MODEL_ID = "OpenMed/OpenMed-NER-OncologyDetect-SuperMedical-355M"

# long_text = Path("../../tests/fixtures/long_clinical_note.txt").read_text().strip()
long_text = Path("../../tests/fixtures/clinical_note.txt").read_text().strip()
# Repeat the document to simulate a larger real-world payload
long_text = "\n\n".join([long_text])
print(f"Characters in input: {len(long_text):,}")

Characters in input: 1,137


## Analyze with Sentence Detection (default)

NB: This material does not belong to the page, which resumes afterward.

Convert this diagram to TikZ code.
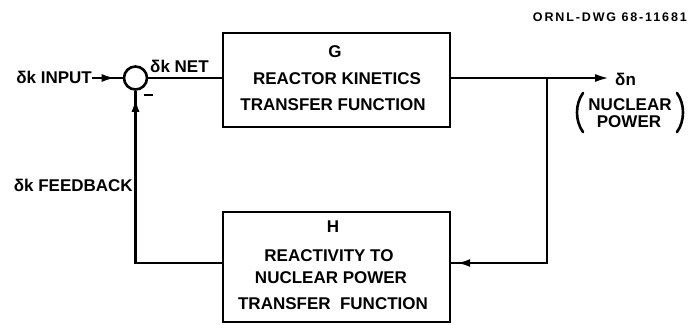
\documentclass[tikz,border=0pt]{standalone}
\usepackage{fontspec}
\setmainfont{Liberation Sans}
\newfontfamily\spacedfont{Liberation Sans}[LetterSpace=15]
\usetikzlibrary{arrows.meta,decorations.markings,calc}

\tikzset{
  lbl/.style={inner sep=0pt, font=\bfseries\fontsize{17}{19}\selectfont},
  small/.style={inner sep=0pt, font=\spacedfont\bfseries\fontsize{12.5}{14}\selectfont},
  blockbox/.style={draw, line width=2.4pt, inner sep=0pt},
  wire/.style={line width=2.8pt},
  headtip/.style={-{Latex[length=15pt,width=8pt]}},
  midtip/.style={postaction={decorate},
    decoration={markings, mark=at position #1 with {\arrow{Latex[length=14pt,width=8pt]}}}},
  paren/.style={line width=2.6pt, line cap=round}
}

\begin{document}
\begin{tikzpicture}[x=1pt,y=-1pt]
\useasboundingbox (0,0) rectangle (688,324);

% drawing number
\node[small, anchor=base east] (dwg) at (687,21) {ORNL-DWG 68-11681};

% summing junction
\node[draw, circle, line width=2.6pt, minimum size=23pt, inner sep=0pt] (sum) at (135.5,78) {};
\node[inner sep=0pt] (minus) at (148,95) {\rule{9pt}{2.6pt}};

% forward block G
\node[blockbox, minimum width=227pt, minimum height=94pt] (G) at (336.5,80) {};
\node[lbl, anchor=base] (Gname) at (335,57) {G};
\node[lbl, anchor=base] (Gl1) at (337,84) {REACTOR KINETICS};
\node[lbl, anchor=base] (Gl2) at (333,110) {TRANSFER FUNCTION};

% feedback block H
\node[blockbox, minimum width=227pt, minimum height=110pt] (H) at (336.5,267) {};
\node[lbl, anchor=base] (Hname) at (333,232) {H};
\node[lbl, anchor=base] (Hl1) at (329,261) {REACTIVITY TO};
\node[lbl, anchor=base] (Hl2) at (331,283) {NUCLEAR POWER};
\node[lbl, anchor=base] (Hl3) at (333,309) {TRANSFER\ \ FUNCTION};

% signal labels
\node[lbl, anchor=base east] (input) at (92,83) {δk INPUT};
\node[lbl, anchor=base west] (net) at (150,72) {δk NET};
\node[lbl, anchor=base east] (fbk) at (133,191) {δk FEEDBACK};
\node[lbl, anchor=base west] (dn) at (615,85) {δn};
\node[lbl, anchor=base] (nuc) at (630,110) {NUCLEAR};
\node[lbl, anchor=base] (pow) at (629,127) {POWER};
\draw[paren] (583,93) .. controls (575,104) and (575,121) .. (583,132);
\draw[paren] (677,93) .. controls (685,104) and (685,121) .. (677,132);

% branch points
\coordinate (out) at (610,78);
\coordinate (jn) at (547,78);
\coordinate (jb) at (547,263);
\coordinate (fb) at (135.5,263);

% connectors
\draw[wire, midtip=-7pt] (input.east |- sum.west) -- (sum.west);
\draw[wire] (sum.east) -- (sum.east -| G.west);
\draw[wire, headtip] (sum.east -| G.east) -- (out);
\draw[wire, midtip=-5pt] (jn) -- (jb) -- (jb -| H.east);
\draw[wire, midtip=-7pt] (H.west |- fb) -- (fb) -- (sum.south);
\end{tikzpicture}
\end{document}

The helper splits the document into sentences using pySBD, batches them, and preserves offsets in the returned entities.

In [6]:
start = time.perf_counter()
result_sentence = analyze_text(
    long_text,
    model_name=MODEL_ID,
    loader=loader,
    config=config,
    output_format="dict",
    max_length=512,  # applied per sentence batch
    batch_size=16,
    confidence_threshold=0.8,
    sentence_detection=True,
    group_entities=True,
)
elapsed_sentence = time.perf_counter() - start

print(f"Sentence detection runtime: {elapsed_sentence:.2f}s")
print("Sentences processed:", result_sentence.metadata.get("sentence_count"))
print("Entities returned:", len(result_sentence.entities))

Device set to use cpu


Sentence detection runtime: 2.62s
Sentences processed: 21
Entities returned: 5


Each `EntityPrediction` now carries sentence metadata. The snippet below inspects the first few entries.

In [7]:
for entity in result_sentence.entities[:5]:
    print(
        entity.text,
        entity.label,
        entity.metadata["sentence_index"],
        f"({entity.metadata['sentence_start']}, {entity.metadata['sentence_end']})",
    )

⸻ Amino_acid 8 (283, 284)
⸻ Amino_acid 11 (340, 341)
aspirin Simple_chemical 18 (931, 1056)
aspirin Simple_chemical 18 (931, 1056)
nitroglycerin Simple_chemical 19 (1057, 1104)


In [8]:
result_sentence.entities

[EntityPrediction(text='⸻', label='Amino_acid', confidence=0.8921184738477071, start=283, end=284, metadata={'sentence_index': 8, 'sentence_text': '⸻', 'sentence_start': 283, 'sentence_end': 284}),
 EntityPrediction(text='⸻', label='Amino_acid', confidence=0.8956050674120585, start=340, end=341, metadata={'sentence_index': 11, 'sentence_text': '⸻', 'sentence_start': 340, 'sentence_end': 341}),
 EntityPrediction(text='aspirin', label='Simple_chemical', confidence=0.9147762656211853, start=986, end=993, metadata={'sentence_index': 18, 'sentence_text': 'He took his usual morning medications today, including aspirin 81 mg, but did not take any additional aspirin before arrival.', 'sentence_start': 931, 'sentence_end': 1056}),
 EntityPrediction(text='aspirin', label='Simple_chemical', confidence=0.8815539479255676, start=1033, end=1040, metadata={'sentence_index': 18, 'sentence_text': 'He took his usual morning medications today, including aspirin 81 mg, but did not take any additional aspi

In [None]:
start = time.perf_counter()
result_sentence = analyze_text(
    "Sentence 069: Patient denies new neurological symptoms such as weakness or visual changes.",
    model_name=MODEL_ID,
    loader=loader,
    config=config,
    output_format="dict",
    max_length=512,  # applied per sentence batch
    batch_size=4,
    confidence_threshold=0.8,
    sentence_detection=False,
    group_entities=True,
)
elapsed_sentence = time.perf_counter() - start

print(f"Sentence detection runtime: {elapsed_sentence:.2f}s")
print("Sentences processed:", result_sentence.metadata.get("sentence_count"))
print("Entities returned:", len(result_sentence.entities))
print("Entities:", result_sentence.entities)